**Description of the task:** Quote every line of the data below as it stands, omitting pictures.

+-------+

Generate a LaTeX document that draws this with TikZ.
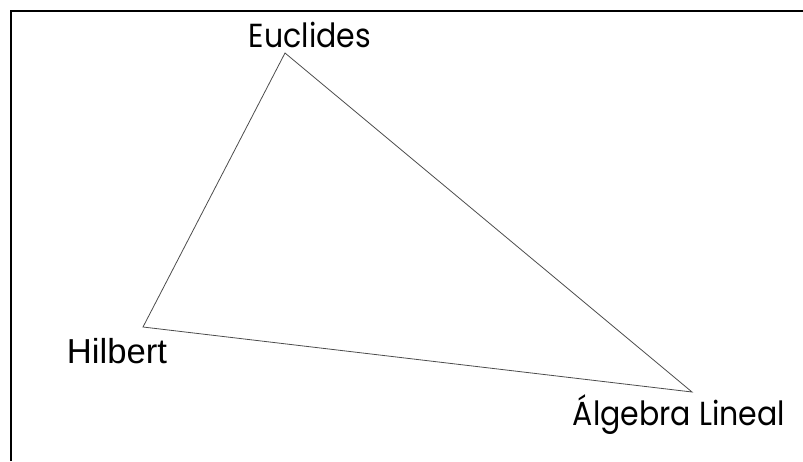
\documentclass[tikz,border=0pt]{standalone}
\usepackage{fontspec}
\setmainfont{Poppins}[FakeStretch=0.9]
\newfontfamily\arialfont{Liberation Sans}
\usetikzlibrary{positioning}

\begin{document}
\begin{tikzpicture}[
      x=0.75pt, y=-0.75pt,
      lbl/.style={inner sep=0pt, anchor=base, font=\fontsize{25}{25}\selectfont},
      edge/.style={line width=0.6pt, draw=black!70}
    ]
    \useasboundingbox (0,0) rectangle (803,461);
    \draw[line width=1.6pt] (11,461) -- (11,11) -- (803,11);
    \coordinate (e) at (285,53);
    \coordinate (h) at (143,327);
    \coordinate (a) at (692,392);
    \node[lbl] (le) at (310,47) {Euclides};
    \node[lbl, font=\arialfont\fontsize{26}{26}\selectfont] (lh) at (117,363) {Hilbert};
    \node[lbl] (la) at (679,425) {Álgebra Lineal};
    \draw[edge] (e) -- (h) -- (a) -- cycle;
  \end{tikzpicture}
\end{document}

+-------+

**Output for this task:**
Generate a LaTeX document that draws this with TikZ.
\documentclass[tikz,border=0pt]{standalone}
\usepackage{fontspec}
\setmainfont{Poppins}[FakeStretch=0.9]
\newfontfamily\arialfont{Liberation Sans}
\usetikzlibrary{positioning}

\begin{document}
\begin{tikzpicture}[
      x=0.75pt, y=-0.75pt,
      lbl/.style={inner sep=0pt, anchor=base, font=\fontsize{25}{25}\selectfont},
      edge/.style={line width=0.6pt, draw=black!70}
    ]
    \useasboundingbox (0,0) rectangle (803,461);
    \draw[line width=1.6pt] (11,461) -- (11,11) -- (803,11);
    \coordinate (e) at (285,53);
    \coordinate (h) at (143,327);
    \coordinate (a) at (692,392);
    \node[lbl] (le) at (310,47) {Euclides};
    \node[lbl, font=\arialfont\fontsize{26}{26}\selectfont] (lh) at (117,363) {Hilbert};
    \node[lbl] (la) at (679,425) {Álgebra Lineal};
    \draw[edge] (e) -- (h) -- (a) -- cycle;
  \end{tikzpicture}
\end{document}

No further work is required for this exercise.